• Provided data:
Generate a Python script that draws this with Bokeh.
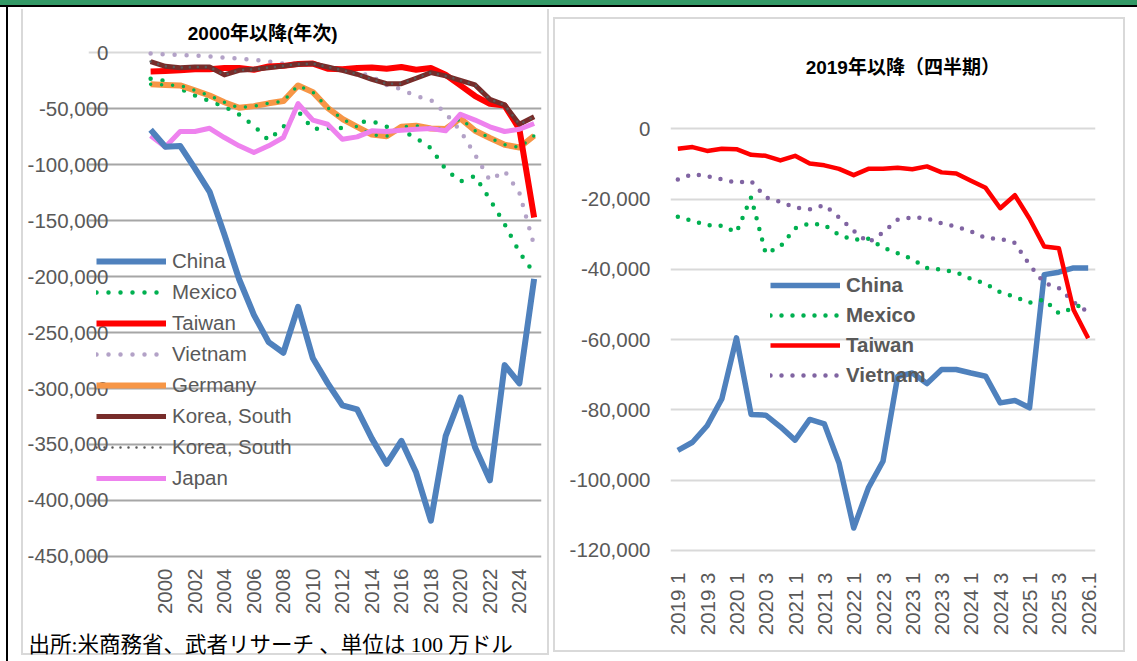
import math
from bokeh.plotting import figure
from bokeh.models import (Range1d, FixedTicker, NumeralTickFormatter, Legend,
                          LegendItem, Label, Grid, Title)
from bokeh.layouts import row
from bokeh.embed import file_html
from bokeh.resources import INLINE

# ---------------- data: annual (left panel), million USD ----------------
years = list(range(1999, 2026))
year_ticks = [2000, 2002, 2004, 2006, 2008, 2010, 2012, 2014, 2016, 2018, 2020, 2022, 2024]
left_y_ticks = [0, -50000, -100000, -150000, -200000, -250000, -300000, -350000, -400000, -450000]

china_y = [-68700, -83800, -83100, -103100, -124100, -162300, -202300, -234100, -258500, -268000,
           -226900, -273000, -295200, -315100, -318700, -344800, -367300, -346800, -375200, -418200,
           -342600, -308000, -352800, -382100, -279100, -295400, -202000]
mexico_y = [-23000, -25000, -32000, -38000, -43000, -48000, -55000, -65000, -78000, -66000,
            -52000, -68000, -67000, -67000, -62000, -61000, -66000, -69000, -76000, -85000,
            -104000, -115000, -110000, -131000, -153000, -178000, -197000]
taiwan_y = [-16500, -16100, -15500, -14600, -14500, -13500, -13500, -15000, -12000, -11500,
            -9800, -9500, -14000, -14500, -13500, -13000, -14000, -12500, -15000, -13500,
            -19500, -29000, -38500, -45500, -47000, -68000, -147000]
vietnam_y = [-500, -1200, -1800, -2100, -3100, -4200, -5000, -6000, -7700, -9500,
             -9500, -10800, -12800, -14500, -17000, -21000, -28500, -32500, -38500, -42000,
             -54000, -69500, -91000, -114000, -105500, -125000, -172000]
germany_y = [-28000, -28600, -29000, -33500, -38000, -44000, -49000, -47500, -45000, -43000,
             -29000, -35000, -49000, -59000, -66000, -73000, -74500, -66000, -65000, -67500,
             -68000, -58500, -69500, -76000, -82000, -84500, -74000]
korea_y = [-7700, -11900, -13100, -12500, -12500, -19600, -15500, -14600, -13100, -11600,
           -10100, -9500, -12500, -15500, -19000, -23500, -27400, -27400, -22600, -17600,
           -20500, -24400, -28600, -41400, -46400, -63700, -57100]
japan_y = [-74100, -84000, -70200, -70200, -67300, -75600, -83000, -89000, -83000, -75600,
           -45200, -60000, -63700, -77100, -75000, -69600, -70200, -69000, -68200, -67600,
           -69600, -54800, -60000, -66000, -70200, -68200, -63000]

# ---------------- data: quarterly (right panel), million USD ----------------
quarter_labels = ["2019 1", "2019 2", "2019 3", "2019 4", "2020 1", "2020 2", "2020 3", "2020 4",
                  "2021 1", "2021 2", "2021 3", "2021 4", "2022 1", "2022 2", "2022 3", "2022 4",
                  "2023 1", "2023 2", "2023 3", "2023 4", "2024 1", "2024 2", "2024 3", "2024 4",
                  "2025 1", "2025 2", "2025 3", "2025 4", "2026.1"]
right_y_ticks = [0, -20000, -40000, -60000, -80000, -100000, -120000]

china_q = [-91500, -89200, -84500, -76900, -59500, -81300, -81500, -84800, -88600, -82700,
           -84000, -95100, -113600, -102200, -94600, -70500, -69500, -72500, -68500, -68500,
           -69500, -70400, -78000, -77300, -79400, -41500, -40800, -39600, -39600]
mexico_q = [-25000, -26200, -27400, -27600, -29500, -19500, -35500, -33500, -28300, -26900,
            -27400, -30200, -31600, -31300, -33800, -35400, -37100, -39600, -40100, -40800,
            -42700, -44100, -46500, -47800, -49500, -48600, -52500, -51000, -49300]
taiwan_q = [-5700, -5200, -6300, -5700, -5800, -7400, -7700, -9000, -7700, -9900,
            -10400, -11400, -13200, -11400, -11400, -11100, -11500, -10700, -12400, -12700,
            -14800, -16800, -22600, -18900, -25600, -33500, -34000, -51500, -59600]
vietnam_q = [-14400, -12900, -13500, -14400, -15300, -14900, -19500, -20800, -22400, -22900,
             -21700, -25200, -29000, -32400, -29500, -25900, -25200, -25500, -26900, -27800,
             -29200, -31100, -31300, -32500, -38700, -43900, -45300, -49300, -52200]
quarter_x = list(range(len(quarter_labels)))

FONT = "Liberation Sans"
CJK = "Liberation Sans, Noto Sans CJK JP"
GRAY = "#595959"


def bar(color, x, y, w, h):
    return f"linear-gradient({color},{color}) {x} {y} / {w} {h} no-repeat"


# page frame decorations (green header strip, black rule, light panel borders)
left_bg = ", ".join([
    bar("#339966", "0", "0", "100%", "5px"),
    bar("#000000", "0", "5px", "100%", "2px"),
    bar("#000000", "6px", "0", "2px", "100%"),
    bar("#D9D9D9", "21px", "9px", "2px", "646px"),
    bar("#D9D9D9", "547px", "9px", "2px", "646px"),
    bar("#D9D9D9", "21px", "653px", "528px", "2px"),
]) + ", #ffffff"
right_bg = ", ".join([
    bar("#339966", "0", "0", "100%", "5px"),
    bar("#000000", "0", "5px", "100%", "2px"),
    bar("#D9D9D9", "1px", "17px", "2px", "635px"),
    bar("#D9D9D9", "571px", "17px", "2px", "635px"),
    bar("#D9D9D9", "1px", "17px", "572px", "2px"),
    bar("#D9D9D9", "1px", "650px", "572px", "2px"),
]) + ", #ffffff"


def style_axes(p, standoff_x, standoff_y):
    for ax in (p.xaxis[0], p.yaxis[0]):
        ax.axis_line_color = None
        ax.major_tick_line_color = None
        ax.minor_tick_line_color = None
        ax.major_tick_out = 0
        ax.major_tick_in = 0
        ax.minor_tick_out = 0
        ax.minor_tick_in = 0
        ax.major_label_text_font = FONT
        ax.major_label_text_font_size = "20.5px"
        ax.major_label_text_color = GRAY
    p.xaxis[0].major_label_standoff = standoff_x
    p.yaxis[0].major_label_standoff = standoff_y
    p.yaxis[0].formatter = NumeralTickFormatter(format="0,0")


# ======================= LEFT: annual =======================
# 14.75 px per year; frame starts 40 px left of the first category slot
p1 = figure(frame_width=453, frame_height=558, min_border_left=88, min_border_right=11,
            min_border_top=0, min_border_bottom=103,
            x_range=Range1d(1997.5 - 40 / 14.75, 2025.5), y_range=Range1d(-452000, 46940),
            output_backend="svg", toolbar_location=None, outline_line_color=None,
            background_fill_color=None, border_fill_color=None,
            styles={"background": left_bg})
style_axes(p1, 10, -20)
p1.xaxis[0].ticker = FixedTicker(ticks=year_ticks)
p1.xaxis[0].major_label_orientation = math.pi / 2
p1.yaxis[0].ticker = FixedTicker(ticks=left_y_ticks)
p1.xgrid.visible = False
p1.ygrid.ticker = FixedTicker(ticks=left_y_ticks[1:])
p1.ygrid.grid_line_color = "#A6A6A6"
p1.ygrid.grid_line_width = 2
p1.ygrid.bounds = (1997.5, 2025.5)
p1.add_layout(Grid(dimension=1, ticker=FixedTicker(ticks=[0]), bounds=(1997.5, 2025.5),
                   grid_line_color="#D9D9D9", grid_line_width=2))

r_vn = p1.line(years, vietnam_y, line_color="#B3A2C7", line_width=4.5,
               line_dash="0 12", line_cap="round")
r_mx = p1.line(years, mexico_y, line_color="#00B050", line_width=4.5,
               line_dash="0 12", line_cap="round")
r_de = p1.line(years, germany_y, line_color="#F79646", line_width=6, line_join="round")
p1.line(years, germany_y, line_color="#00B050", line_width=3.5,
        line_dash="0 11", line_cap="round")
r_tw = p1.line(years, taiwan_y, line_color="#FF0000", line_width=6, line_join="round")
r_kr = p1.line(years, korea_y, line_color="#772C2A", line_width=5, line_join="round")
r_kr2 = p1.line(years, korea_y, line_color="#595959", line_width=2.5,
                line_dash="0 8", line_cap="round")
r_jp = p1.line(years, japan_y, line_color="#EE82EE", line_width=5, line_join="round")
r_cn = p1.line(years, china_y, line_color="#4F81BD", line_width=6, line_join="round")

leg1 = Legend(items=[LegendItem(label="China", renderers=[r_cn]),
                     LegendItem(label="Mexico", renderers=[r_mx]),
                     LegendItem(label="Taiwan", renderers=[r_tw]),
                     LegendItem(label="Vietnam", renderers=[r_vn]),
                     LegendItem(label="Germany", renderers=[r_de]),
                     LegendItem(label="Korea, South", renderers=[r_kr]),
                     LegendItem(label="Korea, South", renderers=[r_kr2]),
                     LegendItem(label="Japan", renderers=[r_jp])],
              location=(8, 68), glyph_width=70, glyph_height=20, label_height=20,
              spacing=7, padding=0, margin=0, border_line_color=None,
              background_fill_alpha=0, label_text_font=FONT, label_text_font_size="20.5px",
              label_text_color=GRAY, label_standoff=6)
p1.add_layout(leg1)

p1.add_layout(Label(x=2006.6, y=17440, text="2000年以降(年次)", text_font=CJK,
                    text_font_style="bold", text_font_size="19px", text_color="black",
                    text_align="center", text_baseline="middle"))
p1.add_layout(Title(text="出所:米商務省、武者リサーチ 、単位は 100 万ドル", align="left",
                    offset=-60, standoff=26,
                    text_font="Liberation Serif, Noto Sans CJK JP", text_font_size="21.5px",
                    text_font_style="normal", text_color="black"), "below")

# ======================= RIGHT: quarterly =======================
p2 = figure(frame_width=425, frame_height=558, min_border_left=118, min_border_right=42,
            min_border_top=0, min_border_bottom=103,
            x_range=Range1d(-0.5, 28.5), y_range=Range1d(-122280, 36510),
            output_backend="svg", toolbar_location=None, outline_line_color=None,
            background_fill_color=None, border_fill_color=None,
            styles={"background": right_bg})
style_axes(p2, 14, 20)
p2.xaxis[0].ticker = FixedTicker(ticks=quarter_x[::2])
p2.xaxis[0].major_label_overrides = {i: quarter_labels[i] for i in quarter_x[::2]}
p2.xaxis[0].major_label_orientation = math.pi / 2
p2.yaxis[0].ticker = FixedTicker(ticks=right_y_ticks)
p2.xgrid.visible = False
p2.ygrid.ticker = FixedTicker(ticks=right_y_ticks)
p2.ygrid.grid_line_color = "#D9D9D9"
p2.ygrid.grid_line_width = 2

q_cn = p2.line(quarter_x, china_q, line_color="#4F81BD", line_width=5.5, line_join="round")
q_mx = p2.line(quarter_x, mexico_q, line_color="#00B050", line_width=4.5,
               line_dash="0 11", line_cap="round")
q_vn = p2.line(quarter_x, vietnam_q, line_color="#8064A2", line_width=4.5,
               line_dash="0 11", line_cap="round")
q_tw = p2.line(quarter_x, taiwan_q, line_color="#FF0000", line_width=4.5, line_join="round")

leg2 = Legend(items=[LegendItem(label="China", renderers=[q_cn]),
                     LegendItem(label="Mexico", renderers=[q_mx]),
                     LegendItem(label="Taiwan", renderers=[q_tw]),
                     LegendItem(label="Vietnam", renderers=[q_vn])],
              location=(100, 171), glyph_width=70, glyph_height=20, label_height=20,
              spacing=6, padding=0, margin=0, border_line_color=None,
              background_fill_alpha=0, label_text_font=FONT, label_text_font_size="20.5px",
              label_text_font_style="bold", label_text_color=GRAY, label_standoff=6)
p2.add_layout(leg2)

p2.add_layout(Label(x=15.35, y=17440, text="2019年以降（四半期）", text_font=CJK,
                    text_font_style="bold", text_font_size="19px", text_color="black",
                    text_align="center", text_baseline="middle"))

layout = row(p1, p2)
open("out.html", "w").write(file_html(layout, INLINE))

• Work to be completed: Make an exact copy of the lines from the top of the material through the line with "-350000, -400000, -450000]", pictures excluded.

• Full output:
Generate a Python script that draws this with Bokeh.
import math
from bokeh.plotting import figure
from bokeh.models import (Range1d, FixedTicker, NumeralTickFormatter, Legend,
                          LegendItem, Label, Grid, Title)
from bokeh.layouts import row
from bokeh.embed import file_html
from bokeh.resources import INLINE

# ---------------- data: annual (left panel), million USD ----------------
years = list(range(1999, 2026))
year_ticks = [2000, 2002, 2004, 2006, 2008, 2010, 2012, 2014, 2016, 2018, 2020, 2022, 2024]
left_y_ticks = [0, -50000, -100000, -150000, -200000, -250000, -300000, -350000, -400000, -450000]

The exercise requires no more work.